Project description:During pancreatic cancer progression, heterogeneous subclonal populations evolve in the primary tumor that possess differing capacities to metastasize and cause patient death. However, the genetics of metastasis reflects that of the primary tumor, and PDAC driver mutations arise early. This raises the possibility than an epigenetic process could be operative late. Using an exceptional resource of paired patient samples, we found that different metastatic subclones from the same patient possessed remarkably divergent malignant properties and global epigenetic programs.
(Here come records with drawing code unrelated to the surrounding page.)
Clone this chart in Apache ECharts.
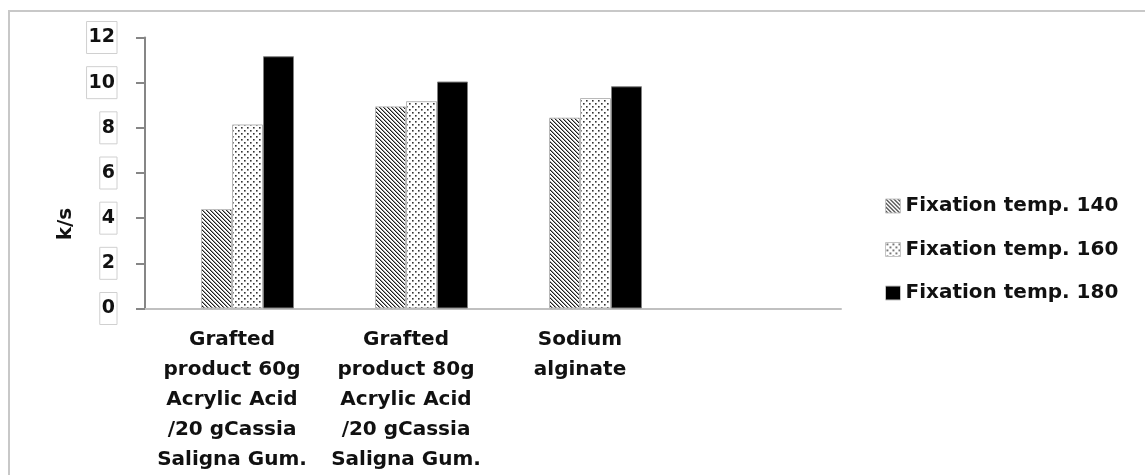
<!DOCTYPE html>
<html>
<head>
<meta charset="utf-8">
<script src="https://cdn.jsdelivr.net/npm/echarts@6/dist/echarts.min.js"></script>
<style>
html,body{margin:0;padding:0;background:#fff;}
#chart{width:1145px;height:475px;}
</style>
</head>
<body>
<div id="chart"></div>
<script>
// ---- data ----
var categories = [
  'Grafted\nproduct 60g\nAcrylic Acid\n/20 gCassia\nSaligna Gum.',
  'Grafted\nproduct 80g\nAcrylic Acid\n/20 gCassia\nSaligna Gum.',
  'Sodium\nalginate',
  ''
];
var seriesNames = ['Fixation temp. 140', 'Fixation temp. 160', 'Fixation temp. 180'];
var temp140 = [4.4, 8.95, 8.45];
var temp160 = [8.15, 9.18, 9.32];
var temp180 = [11.17, 10.05, 9.84];
var emptySeries = [null, null, null];
var yTicks = { min: 0, max: 12, interval: 2 };

// ---- patterns ----
function hatchPattern() {
  var c = document.createElement('canvas');
  c.width = 4; c.height = 4;
  var g = c.getContext('2d');
  g.fillStyle = '#fff'; g.fillRect(0, 0, 4, 4);
  for (var i = 0; i < 4; i++) {
    g.fillStyle = '#1e1e1e';
    g.fillRect(i, i, 1, 1);
    g.fillStyle = '#9a9a9a';
    g.fillRect((i + 1) % 4, i, 1, 1);
  }
  return c;
}
function dotPattern() {
  var c = document.createElement('canvas');
  c.width = 6; c.height = 6;
  var g = c.getContext('2d');
  g.fillStyle = '#fff'; g.fillRect(0, 0, 6, 6);
  g.fillStyle = '#333';
  g.fillRect(1, 1, 1.6, 1.6);
  g.fillRect(4, 4, 1.6, 1.6);
  return c;
}

var font = 'DejaVu Sans';
var chart = echarts.init(document.getElementById('chart'), null, { renderer: 'canvas' });

var option = {
  backgroundColor: '#fff',
  animation: false,
  grid: { left: 145, right: 304, top: 37.5, bottom: 166.5, containLabel: false },
  legend: {
    data: seriesNames,
    orient: 'vertical',
    left: 880,
    top: 191,
    itemWidth: 15,
    itemHeight: 14,
    itemGap: 23.5,
    icon: 'rect',
    itemStyle: { borderColor: '#c4c4c4', borderWidth: 1 },
    textStyle: { fontFamily: font, fontWeight: 'bold', fontSize: 20, color: '#111', lineHeight: 20 }
  },
  xAxis: {
    type: 'category',
    data: categories,
    axisLine: { show: true, lineStyle: { color: '#c0c0c0', width: 2 } },
    axisTick: { show: false },
    axisLabel: {
      interval: 0,
      margin: 16,
      fontFamily: font,
      fontWeight: 'bold',
      fontSize: 20,
      lineHeight: 30,
      color: '#111',
      align: 'center'
    }
  },
  yAxis: {
    type: 'value',
    min: yTicks.min,
    max: yTicks.max,
    interval: yTicks.interval,
    splitLine: { show: false },
    axisLine: { show: true, lineStyle: { color: '#868686', width: 2 } },
    axisTick: { show: true, inside: false, length: 9, lineStyle: { color: '#868686', width: 2 } },
    axisLabel: {
      margin: 28,
      fontFamily: font,
      fontWeight: 'bold',
      fontSize: 19,
      color: '#111',
      padding: [7, 2, 6, 2],
      borderColor: '#d0d0d0',
      borderWidth: 1
    }
  },
  graphic: [
    {
      type: 'rect',
      silent: true,
      shape: { x: 9, y: 11, width: 1200, height: 500 },
      style: { fill: 'none', stroke: '#c8c8c8', lineWidth: 2 }
    },
    {
      type: 'text',
      silent: true,
      x: 66,
      y: 224,
      rotation: Math.PI / 2,
      style: {
        text: 'k/s',
        x: 0, y: 0,
        textAlign: 'center',
        textVerticalAlign: 'middle',
        font: 'bold 20px "DejaVu Sans"',
        fill: '#111'
      }
    }
  ],
  series: [
    {
      name: '_empty',
      type: 'bar',
      data: emptySeries,
      barWidth: 31,
      barGap: '0%',
      silent: true
    },
    {
      name: seriesNames[0],
      type: 'bar',
      data: temp140,
      barWidth: 31,
      barGap: '0%',
      itemStyle: { color: { image: hatchPattern(), repeat: 'repeat' }, borderColor: '#b8b8b8', borderWidth: 1 }
    },
    {
      name: seriesNames[1],
      type: 'bar',
      data: temp160,
      barWidth: 31,
      barGap: '0%',
      itemStyle: { color: { image: dotPattern(), repeat: 'repeat' }, borderColor: '#b8b8b8', borderWidth: 1 }
    },
    {
      name: seriesNames[2],
      type: 'bar',
      data: temp180,
      barWidth: 31,
      barGap: '0%',
      itemStyle: { color: '#000', borderColor: '#808080', borderWidth: 1 }
    }
  ]
};
chart.setOption(option);
</script>
</body>
</html>
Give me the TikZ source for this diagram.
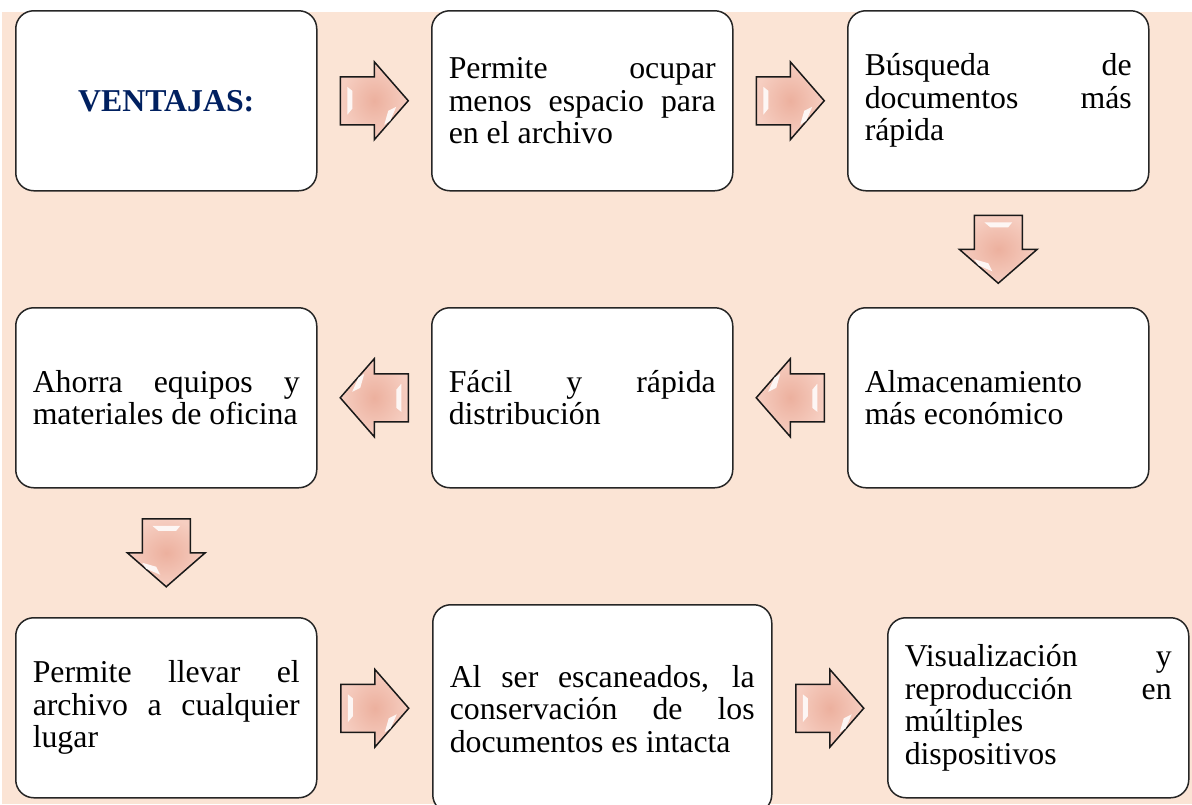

Global reprogramming was targeted to thousands of large chromatin domains across the genome that collectively specified malignant divergence. This was maintained by a metabolic shift within the pentose phosphate pathway, independent of KRAS driver mutations. Analysis of paired primary and metastatic tumors from multiple patients uncovered substantial epigenetic heterogeneity in primary tumors, which resolved into a terminally reprogrammed state in metastatic lesions. This supports a model whereby driver mutations accumulate early to initiate pancreatic tumorigenesis, followed by a period of subclonal evolution that generates sufficient intra-tumor heterogeneity for selection of epigenetic programs that may increase fitness during malignant progression and metastatic spread. To map the epigenomic landscape of pancreatic cancer progression as it evolves within patients. Chip-Seq (K27Me3, K36Me3, K9Me2/3, K4Me3 and K27Ac) of 2 patients (A13 and A38) and HPDE cell line. Patient A38 included local peritoneal metastasis and 2 distant metastsis (liver and lung mets), and 6AN treated and DMSO samples for lung matastasis. Patient A13 included 2 primary tumors and 1 distant lung metastasis. Each sample has been done with replicates.